Restate each line of the listing exactly, without carrying over any pictures.
** START OF Information shown **
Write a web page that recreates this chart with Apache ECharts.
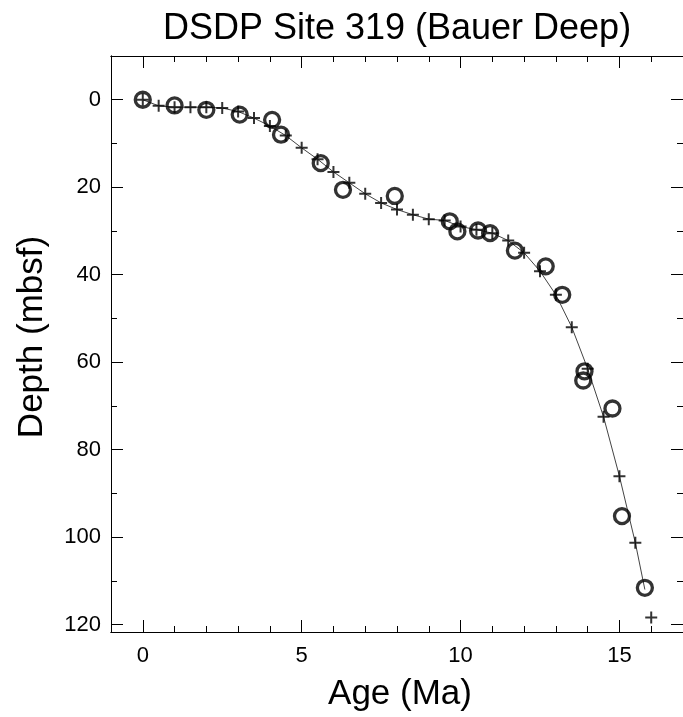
<!DOCTYPE html>
<html>
<head>
<meta charset="utf-8">
<script src="https://cdn.jsdelivr.net/npm/echarts@6/dist/echarts.min.js"></script>
<style>
html,body{margin:0;padding:0;background:#fff;}
#chart{width:683px;height:717px;}
</style>
</head>
<body>
<div id="chart"></div>
<script>
// Tie points (open circles): age (Ma), depth (mbsf)
const tieAge   = [0.0, 1.0, 2.0, 3.05, 4.07, 4.35, 5.6, 6.3, 7.93, 9.66, 9.9, 10.55, 10.93, 11.71, 12.68, 13.2, 13.9, 13.86, 14.78, 15.08, 15.8];
const tieDepth = [0.0, 1.3, 2.3, 3.4, 4.6, 8.0, 14.5, 20.6, 22.0, 27.8, 30.1, 29.9, 30.5, 34.5, 38.1, 44.6, 62.1, 64.2, 70.6, 95.2, 111.6];

// Age-model points (crosses)
const modelAge   = [0, 0.5, 1.0, 1.5, 2.0, 2.5, 3.0, 3.5, 4.0, 4.5, 5.0, 5.5, 6.0, 6.5, 7.0, 7.5, 8.0, 8.5, 9.0, 9.5, 10.0, 10.5, 11.0, 11.5, 12.0, 12.5, 13.0, 13.5, 14.0, 14.5, 15.0, 15.5, 16.0];
const modelDepth = [0, 1.4, 1.7, 1.7, 1.7, 1.9, 2.7, 4.2, 6.0, 8.2, 11.0, 13.6, 16.5, 19.0, 21.5, 23.6, 25.1, 26.3, 27.3, 27.6, 29.0, 29.7, 30.5, 32.2, 35.0, 39.2, 44.6, 52.0, 61.5, 72.5, 86.1, 101.3, 118.4];

// Age-model curve (thin line)
const curveAge   = [0, 0.5, 1.0, 1.5, 2.0, 2.5, 3.0, 3.5, 4.0, 4.5, 5.0, 5.5, 6.0, 6.5, 7.0, 7.5, 8.0, 8.5, 9.0, 9.5, 10.0, 10.5, 11.0, 11.5, 12.0, 12.5, 13.0, 13.5, 14.0, 14.5, 15.0, 15.5, 15.8];
const curveDepth = [0, 1.4, 1.7, 1.7, 1.7, 1.9, 2.7, 4.2, 6.0, 8.2, 11.0, 13.6, 16.5, 19.0, 21.5, 23.6, 25.1, 26.3, 27.3, 27.6, 29.0, 29.7, 30.5, 32.2, 35.0, 39.2, 44.6, 52.0, 61.5, 72.5, 86.1, 101.3, 112.0];

// Axis ticks
const xMajorTicks = [0, 5, 10, 15];
const xMinorTicks = [1, 2, 3, 4, 6, 7, 8, 9, 11, 12, 13, 14, 16];
const yMajorTicks = [0, 20, 40, 60, 80, 100, 120];
const yMinorTicks = [10, 30, 50, 70, 90, 110];

const zip = (a, b) => a.map((v, i) => [v, b[i]]);

const FONT = '"Liberation Sans", Arial, Helvetica, sans-serif';
const X_MIN = -1, X_MAX = 17, Y_MIN = -10, Y_MAX = 121.7;

function xAx(position, ticks, len, showLabel, extra) {
  return Object.assign({
    type: 'value', position: position, min: X_MIN, max: X_MAX,
    axisLine: { show: true, onZero: false, lineStyle: { color: '#000', width: 1 } },
    axisTick: { show: true, inside: true, length: len, customValues: ticks, lineStyle: { color: '#000', width: 1 } },
    axisLabel: showLabel ? { show: true, customValues: ticks, fontSize: 22, color: '#000', fontFamily: FONT, margin: 13 } : { show: false },
    splitLine: { show: false }
  }, extra || {});
}
function yAx(position, ticks, len, showLabel, extra) {
  return Object.assign({
    type: 'value', position: position, min: Y_MIN, max: Y_MAX, inverse: true,
    axisLine: { show: true, onZero: false, lineStyle: { color: '#000', width: 1 } },
    axisTick: { show: true, inside: true, length: len, customValues: ticks, lineStyle: { color: '#000', width: 1 } },
    axisLabel: showLabel ? { show: true, customValues: ticks, fontSize: 22, color: '#000', fontFamily: FONT, margin: 10 } : { show: false },
    splitLine: { show: false }
  }, extra || {});
}

const chart = echarts.init(document.getElementById('chart'), null, { renderer: 'canvas' });
chart.setOption({
  animation: false,
  backgroundColor: '#fff',
  title: {
    text: 'DSDP Site 319 (Bauer Deep)',
    left: 397, top: 11, padding: 0,
    textAlign: 'center',
    textStyle: { fontSize: 36, fontWeight: 'normal', color: '#000', fontFamily: FONT }
  },
  grid: { left: 111, right: -3.5, top: 56, bottom: 85, containLabel: false },
  xAxis: [
    xAx('bottom', xMajorTicks, 12, true, {
      name: 'Age (Ma)', nameLocation: 'middle', nameGap: 45,
      nameTextStyle: { fontSize: 35, color: '#000', fontFamily: FONT, padding: [0, 0, 0, 6] }
    }),
    xAx('bottom', xMinorTicks, 6, false),
    xAx('top', xMajorTicks, 12, false),
    xAx('top', xMinorTicks, 6, false)
  ],
  yAxis: [
    yAx('left', yMajorTicks, 12, true, {
      name: 'Depth (mbsf)', nameLocation: 'middle', nameGap: 61, nameRotate: 90,
      nameTextStyle: { fontSize: 35, color: '#000', fontFamily: FONT, padding: [0, 0, 0, 14] }
    }),
    yAx('left', yMinorTicks, 6, false),
    yAx('right', yMajorTicks, 12, false),
    yAx('right', yMinorTicks, 6, false)
  ],
  series: [
    {
      name: 'Age model', type: 'line', xAxisIndex: 0, yAxisIndex: 0,
      data: zip(curveAge, curveDepth),
      showSymbol: false, symbol: 'none',
      lineStyle: { color: '#444', width: 1 },
      z: 1
    },
    {
      name: 'Tie points', type: 'scatter', xAxisIndex: 0, yAxisIndex: 0,
      data: zip(tieAge, tieDepth),
      symbol: 'circle', symbolSize: 15,
      itemStyle: { color: 'rgba(0,0,0,0)', borderColor: '#000', borderWidth: 3.3 },
      z: 2
    },
    {
      name: 'Model ages', type: 'scatter', xAxisIndex: 0, yAxisIndex: 0,
      data: zip(modelAge, modelDepth),
      symbol: 'path://M5,0H7V5H12V7H7V12H5V7H0V5H5Z', symbolSize: 12,
      itemStyle: { color: '#000' },
      z: 3
    }
  ]
});
</script>
</body>
</html>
** END OF Information shown **
- The reply -
Write a web page that recreates this chart with Apache ECharts.
<!DOCTYPE html>
<html>
<head>
<meta charset="utf-8">
<script src="https://cdn.jsdelivr.net/npm/echarts@6/dist/echarts.min.js"></script>
<style>
html,body{margin:0;padding:0;background:#fff;}
#chart{width:683px;height:717px;}
</style>
</head>
<body>
<div id="chart"></div>
<script>
// Tie points (open circles): age (Ma), depth (mbsf)
const tieAge   = [0.0, 1.0, 2.0, 3.05, 4.07, 4.35, 5.6, 6.3, 7.93, 9.66, 9.9, 10.55, 10.93, 11.71, 12.68, 13.2, 13.9, 13.86, 14.78, 15.08, 15.8];
const tieDepth = [0.0, 1.3, 2.3, 3.4, 4.6, 8.0, 14.5, 20.6, 22.0, 27.8, 30.1, 29.9, 30.5, 34.5, 38.1, 44.6, 62.1, 64.2, 70.6, 95.2, 111.6];

// Age-model points (crosses)
const modelAge   = [0, 0.5, 1.0, 1.5, 2.0, 2.5, 3.0, 3.5, 4.0, 4.5, 5.0, 5.5, 6.0, 6.5, 7.0, 7.5, 8.0, 8.5, 9.0, 9.5, 10.0, 10.5, 11.0, 11.5, 12.0, 12.5, 13.0, 13.5, 14.0, 14.5, 15.0, 15.5, 16.0];
const modelDepth = [0, 1.4, 1.7, 1.7, 1.7, 1.9, 2.7, 4.2, 6.0, 8.2, 11.0, 13.6, 16.5, 19.0, 21.5, 23.6, 25.1, 26.3, 27.3, 27.6, 29.0, 29.7, 30.5, 32.2, 35.0, 39.2, 44.6, 52.0, 61.5, 72.5, 86.1, 101.3, 118.4];

// Age-model curve (thin line)
const curveAge   = [0, 0.5, 1.0, 1.5, 2.0, 2.5, 3.0, 3.5, 4.0, 4.5, 5.0, 5.5, 6.0, 6.5, 7.0, 7.5, 8.0, 8.5, 9.0, 9.5, 10.0, 10.5, 11.0, 11.5, 12.0, 12.5, 13.0, 13.5, 14.0, 14.5, 15.0, 15.5, 15.8];
const curveDepth = [0, 1.4, 1.7, 1.7, 1.7, 1.9, 2.7, 4.2, 6.0, 8.2, 11.0, 13.6, 16.5, 19.0, 21.5, 23.6, 25.1, 26.3, 27.3, 27.6, 29.0, 29.7, 30.5, 32.2, 35.0, 39.2, 44.6, 52.0, 61.5, 72.5, 86.1, 101.3, 112.0];

// Axis ticks
const xMajorTicks = [0, 5, 10, 15];
const xMinorTicks = [1, 2, 3, 4, 6, 7, 8, 9, 11, 12, 13, 14, 16];
const yMajorTicks = [0, 20, 40, 60, 80, 100, 120];
const yMinorTicks = [10, 30, 50, 70, 90, 110];

const zip = (a, b) => a.map((v, i) => [v, b[i]]);

const FONT = '"Liberation Sans", Arial, Helvetica, sans-serif';
const X_MIN = -1, X_MAX = 17, Y_MIN = -10, Y_MAX = 121.7;

function xAx(position, ticks, len, showLabel, extra) {
  return Object.assign({
    type: 'value', position: position, min: X_MIN, max: X_MAX,
    axisLine: { show: true, onZero: false, lineStyle: { color: '#000', width: 1 } },
    axisTick: { show: true, inside: true, length: len, customValues: ticks, lineStyle: { color: '#000', width: 1 } },
    axisLabel: showLabel ? { show: true, customValues: ticks, fontSize: 22, color: '#000', fontFamily: FONT, margin: 13 } : { show: false },
    splitLine: { show: false }
  }, extra || {});
}
function yAx(position, ticks, len, showLabel, extra) {
  return Object.assign({
    type: 'value', position: position, min: Y_MIN, max: Y_MAX, inverse: true,
    axisLine: { show: true, onZero: false, lineStyle: { color: '#000', width: 1 } },
    axisTick: { show: true, inside: true, length: len, customValues: ticks, lineStyle: { color: '#000', width: 1 } },
    axisLabel: showLabel ? { show: true, customValues: ticks, fontSize: 22, color: '#000', fontFamily: FONT, margin: 10 } : { show: false },
    splitLine: { show: false }
  }, extra || {});
}

const chart = echarts.init(document.getElementById('chart'), null, { renderer: 'canvas' });
chart.setOption({
  animation: false,
  backgroundColor: '#fff',
  title: {
    text: 'DSDP Site 319 (Bauer Deep)',
    left: 397, top: 11, padding: 0,
    textAlign: 'center',
    textStyle: { fontSize: 36, fontWeight: 'normal', color: '#000', fontFamily: FONT }
  },
  grid: { left: 111, right: -3.5, top: 56, bottom: 85, containLabel: false },
  xAxis: [
    xAx('bottom', xMajorTicks, 12, true, {
      name: 'Age (Ma)', nameLocation: 'middle', nameGap: 45,
      nameTextStyle: { fontSize: 35, color: '#000', fontFamily: FONT, padding: [0, 0, 0, 6] }
    }),
    xAx('bottom', xMinorTicks, 6, false),
    xAx('top', xMajorTicks, 12, false),
    xAx('top', xMinorTicks, 6, false)
  ],
  yAxis: [
    yAx('left', yMajorTicks, 12, true, {
      name: 'Depth (mbsf)', nameLocation: 'middle', nameGap: 61, nameRotate: 90,
      nameTextStyle: { fontSize: 35, color: '#000', fontFamily: FONT, padding: [0, 0, 0, 14] }
    }),
    yAx('left', yMinorTicks, 6, false),
    yAx('right', yMajorTicks, 12, false),
    yAx('right', yMinorTicks, 6, false)
  ],
  series: [
    {
      name: 'Age model', type: 'line', xAxisIndex: 0, yAxisIndex: 0,
      data: zip(curveAge, curveDepth),
      showSymbol: false, symbol: 'none',
      lineStyle: { color: '#444', width: 1 },
      z: 1
    },
    {
      name: 'Tie points', type: 'scatter', xAxisIndex: 0, yAxisIndex: 0,
      data: zip(tieAge, tieDepth),
      symbol: 'circle', symbolSize: 15,
      itemStyle: { color: 'rgba(0,0,0,0)', borderColor: '#000', borderWidth: 3.3 },
      z: 2
    },
    {
      name: 'Model ages', type: 'scatter', xAxisIndex: 0, yAxisIndex: 0,
      data: zip(modelAge, modelDepth),
      symbol: 'path://M5,0H7V5H12V7H7V12H5V7H0V5H5Z', symbolSize: 12,
      itemStyle: { color: '#000' },
      z: 3
    }
  ]
});
</script>
</body>
</html>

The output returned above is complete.